— WHAT IS BEING ASKED —
Repeat the records verbatim and leave the pictures out of your copy.

:: SUPPLIED RECORDS ::

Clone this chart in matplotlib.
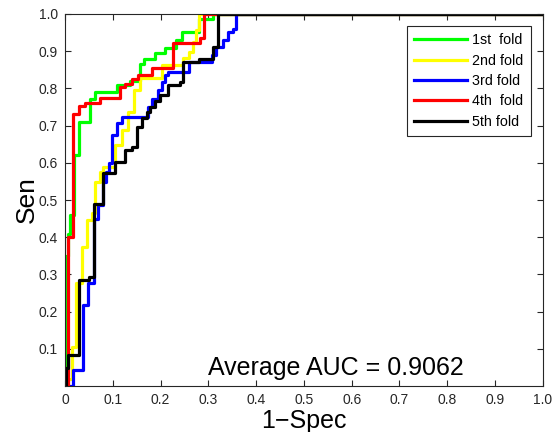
import matplotlib
matplotlib.use("Agg")
import matplotlib.pyplot as plt

plt.rcParams["font.family"] = ["Liberation Sans", "DejaVu Sans"]

# ROC vertices per fold: (fpr where the curve rises, tpr reached)
fold_names = ["1st  fold", "2nd fold", "3rd fold", "4th  fold", "5th fold"]
fold_colors = ["#00ff00", "#ffff00", "#0000ff", "#ff0000", "#000000"]

fpr1 = [0.002, 0.002, 0.006, 0.011, 0.019, 0.029, 0.053, 0.063, 0.109, 0.137, 0.158, 0.166,
        0.189, 0.21, 0.232, 0.246, 0.28, 0.309, 1.0]
tpr1 = [0.0, 0.35, 0.41, 0.46, 0.62, 0.71, 0.77, 0.79, 0.81, 0.82, 0.866, 0.88,
        0.895, 0.909, 0.93, 0.952, 0.985, 1.0, 1.0]

fpr2 = [0.006, 0.006, 0.015, 0.023, 0.036, 0.046, 0.057, 0.063, 0.074, 0.08, 0.105, 0.12,
        0.133, 0.145, 0.157, 0.204, 0.248, 0.259, 0.267, 0.274, 0.28, 1.0]
tpr2 = [0.0, 0.02, 0.105, 0.277, 0.374, 0.445, 0.465, 0.548, 0.575, 0.59, 0.648, 0.688,
        0.737, 0.796, 0.828, 0.862, 0.882, 0.898, 0.925, 0.957, 1.0, 1.0]

fpr3 = [0.0, 0.017, 0.038, 0.048, 0.061, 0.069, 0.08, 0.086, 0.092, 0.099, 0.109, 0.12,
        0.173, 0.183, 0.194, 0.204, 0.21, 0.215, 0.26, 0.307, 0.316, 0.33, 0.341, 0.352,
        0.358, 1.0]
tpr3 = [0.0, 0.043, 0.218, 0.277, 0.45, 0.487, 0.548, 0.575, 0.60, 0.675, 0.707, 0.723,
        0.75, 0.77, 0.796, 0.817, 0.836, 0.845, 0.871, 0.89, 0.91, 0.93, 0.95, 0.96,
        1.0, 1.0]

fpr4 = [0.006, 0.006, 0.017, 0.029, 0.042, 0.074, 0.116, 0.126, 0.141, 0.152, 0.183, 0.227,
        0.282, 0.29, 1.0]
tpr4 = [0.0, 0.40, 0.73, 0.752, 0.76, 0.774, 0.804, 0.812, 0.825, 0.836, 0.855, 0.922,
        0.935, 1.0, 1.0]

fpr5 = [0.002, 0.002, 0.006, 0.029, 0.05, 0.061, 0.08, 0.105, 0.126, 0.141, 0.15, 0.162,
        0.171, 0.177, 0.189, 0.198, 0.215, 0.24, 0.248, 0.28, 0.31, 0.32, 1.0]
tpr5 = [0.0, 0.05, 0.083, 0.285, 0.293, 0.49, 0.573, 0.602, 0.634, 0.642, 0.697, 0.72,
        0.737, 0.75, 0.766, 0.782, 0.808, 0.818, 0.871, 0.88, 0.91, 1.0, 1.0]

fprs = [fpr1, fpr2, fpr3, fpr4, fpr5]
tprs = [tpr1, tpr2, tpr3, tpr4, tpr5]
avg_auc = 0.9062

xticks = [0, 0.1, 0.2, 0.3, 0.4, 0.5, 0.6, 0.7, 0.8, 0.9, 1.0]
xtick_labels = ["0", "0.1", "0.2", "0.3", "0.4", "0.5", "0.6", "0.7", "0.8", "0.9", "1.0"]
yticks = [0.1, 0.2, 0.3, 0.4, 0.5, 0.6, 0.7, 0.8, 0.9, 1.0]
ytick_labels = ["0.1", "0.2", "0.3", "0.4", "0.5", "0.6", "0.7", "0.8", "0.9", "1.0"]

fig = plt.figure(figsize=(5.55, 4.32), dpi=100)
ax = fig.add_axes([0.117, 0.106, 0.861, 0.862])

for fpr, tpr, name, col in zip(fprs, tprs, fold_names, fold_colors):
    ax.plot(fpr, tpr, drawstyle="steps-post", color=col, lw=2.3, label=name)

ax.set_xlim(0, 1)
ax.set_ylim(0, 1)
ax.set_xticks(xticks)
ax.set_xticklabels(xtick_labels)
ax.set_yticks(yticks)
ax.set_yticklabels(ytick_labels)
ax.tick_params(direction="in", top=True, right=True, labelsize=10, length=4, width=0.8,
               colors="#262626", pad=5)
for s in ax.spines.values():
    s.set_linewidth(0.8)
    s.set_color("#262626")

ax.set_xlabel("1\u2212Spec", fontsize=18, labelpad=1)
ax.set_ylabel("Sen", fontsize=19, labelpad=0)
ax.text(0.3, 0.048, f"Average AUC = {avg_auc:.4f}", fontsize=18, va="center", ha="left")

leg = ax.legend(loc="upper right", fontsize=10.3, fancybox=False, framealpha=1,
                edgecolor="#262626", handlelength=3.7, handletextpad=0.35,
                labelspacing=0.45, borderaxespad=0.85, borderpad=0.5)
leg.get_frame().set_linewidth(0.8)

fig.savefig("out.png", dpi=100)
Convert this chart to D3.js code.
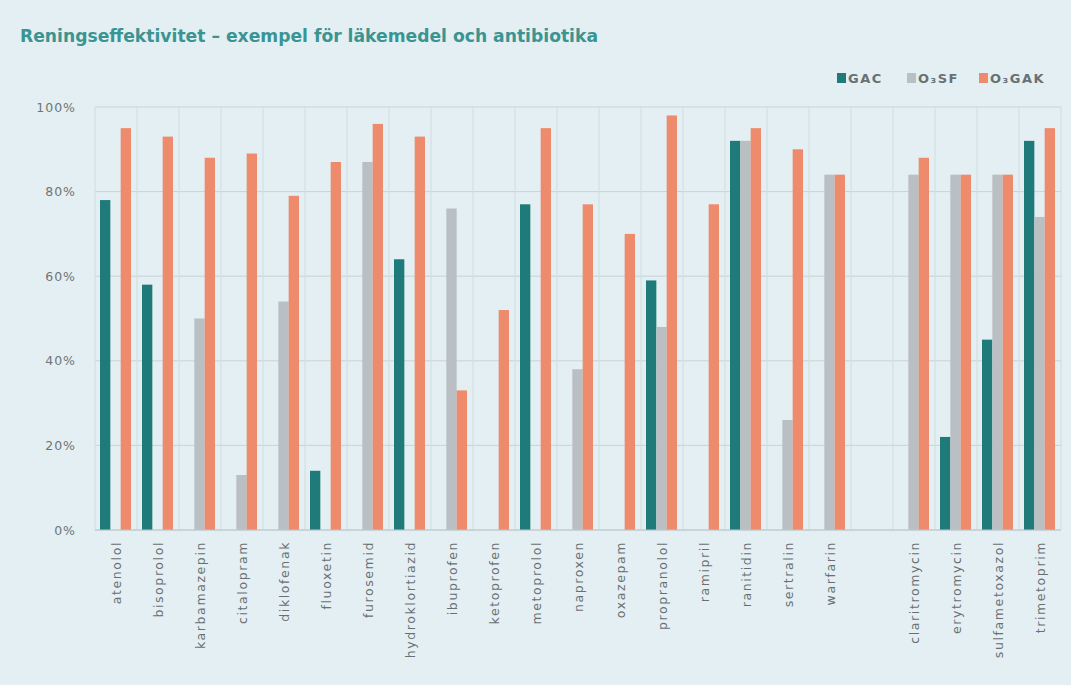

:::

— RESPONSE TO THIS EXERCISE —
Clone this chart in matplotlib.
import matplotlib
matplotlib.use("Agg")
import matplotlib.pyplot as plt

plt.rcParams["font.family"] = ["Liberation Sans", "DejaVu Sans"]

# ROC vertices per fold: (fpr where the curve rises, tpr reached)
fold_names = ["1st  fold", "2nd fold", "3rd fold", "4th  fold", "5th fold"]
fold_colors = ["#00ff00", "#ffff00", "#0000ff", "#ff0000", "#000000"]

fpr1 = [0.002, 0.002, 0.006, 0.011, 0.019, 0.029, 0.053, 0.063, 0.109, 0.137, 0.158, 0.166,
        0.189, 0.21, 0.232, 0.246, 0.28, 0.309, 1.0]
tpr1 = [0.0, 0.35, 0.41, 0.46, 0.62, 0.71, 0.77, 0.79, 0.81, 0.82, 0.866, 0.88,
        0.895, 0.909, 0.93, 0.952, 0.985, 1.0, 1.0]

fpr2 = [0.006, 0.006, 0.015, 0.023, 0.036, 0.046, 0.057, 0.063, 0.074, 0.08, 0.105, 0.12,
        0.133, 0.145, 0.157, 0.204, 0.248, 0.259, 0.267, 0.274, 0.28, 1.0]
tpr2 = [0.0, 0.02, 0.105, 0.277, 0.374, 0.445, 0.465, 0.548, 0.575, 0.59, 0.648, 0.688,
        0.737, 0.796, 0.828, 0.862, 0.882, 0.898, 0.925, 0.957, 1.0, 1.0]

fpr3 = [0.0, 0.017, 0.038, 0.048, 0.061, 0.069, 0.08, 0.086, 0.092, 0.099, 0.109, 0.12,
        0.173, 0.183, 0.194, 0.204, 0.21, 0.215, 0.26, 0.307, 0.316, 0.33, 0.341, 0.352,
        0.358, 1.0]
tpr3 = [0.0, 0.043, 0.218, 0.277, 0.45, 0.487, 0.548, 0.575, 0.60, 0.675, 0.707, 0.723,
        0.75, 0.77, 0.796, 0.817, 0.836, 0.845, 0.871, 0.89, 0.91, 0.93, 0.95, 0.96,
        1.0, 1.0]

fpr4 = [0.006, 0.006, 0.017, 0.029, 0.042, 0.074, 0.116, 0.126, 0.141, 0.152, 0.183, 0.227,
        0.282, 0.29, 1.0]
tpr4 = [0.0, 0.40, 0.73, 0.752, 0.76, 0.774, 0.804, 0.812, 0.825, 0.836, 0.855, 0.922,
        0.935, 1.0, 1.0]

fpr5 = [0.002, 0.002, 0.006, 0.029, 0.05, 0.061, 0.08, 0.105, 0.126, 0.141, 0.15, 0.162,
        0.171, 0.177, 0.189, 0.198, 0.215, 0.24, 0.248, 0.28, 0.31, 0.32, 1.0]
tpr5 = [0.0, 0.05, 0.083, 0.285, 0.293, 0.49, 0.573, 0.602, 0.634, 0.642, 0.697, 0.72,
        0.737, 0.75, 0.766, 0.782, 0.808, 0.818, 0.871, 0.88, 0.91, 1.0, 1.0]

fprs = [fpr1, fpr2, fpr3, fpr4, fpr5]
tprs = [tpr1, tpr2, tpr3, tpr4, tpr5]
avg_auc = 0.9062

xticks = [0, 0.1, 0.2, 0.3, 0.4, 0.5, 0.6, 0.7, 0.8, 0.9, 1.0]
xtick_labels = ["0", "0.1", "0.2", "0.3", "0.4", "0.5", "0.6", "0.7", "0.8", "0.9", "1.0"]
yticks = [0.1, 0.2, 0.3, 0.4, 0.5, 0.6, 0.7, 0.8, 0.9, 1.0]
ytick_labels = ["0.1", "0.2", "0.3", "0.4", "0.5", "0.6", "0.7", "0.8", "0.9", "1.0"]

fig = plt.figure(figsize=(5.55, 4.32), dpi=100)
ax = fig.add_axes([0.117, 0.106, 0.861, 0.862])

for fpr, tpr, name, col in zip(fprs, tprs, fold_names, fold_colors):
    ax.plot(fpr, tpr, drawstyle="steps-post", color=col, lw=2.3, label=name)

ax.set_xlim(0, 1)
ax.set_ylim(0, 1)
ax.set_xticks(xticks)
ax.set_xticklabels(xtick_labels)
ax.set_yticks(yticks)
ax.set_yticklabels(ytick_labels)
ax.tick_params(direction="in", top=True, right=True, labelsize=10, length=4, width=0.8,
               colors="#262626", pad=5)
for s in ax.spines.values():
    s.set_linewidth(0.8)
    s.set_color("#262626")

ax.set_xlabel("1\u2212Spec", fontsize=18, labelpad=1)
ax.set_ylabel("Sen", fontsize=19, labelpad=0)
ax.text(0.3, 0.048, f"Average AUC = {avg_auc:.4f}", fontsize=18, va="center", ha="left")

leg = ax.legend(loc="upper right", fontsize=10.3, fancybox=False, framealpha=1,
                edgecolor="#262626", handlelength=3.7, handletextpad=0.35,
                labelspacing=0.45, borderaxespad=0.85, borderpad=0.5)
leg.get_frame().set_linewidth(0.8)

fig.savefig("out.png", dpi=100)
Convert this chart to D3.js code.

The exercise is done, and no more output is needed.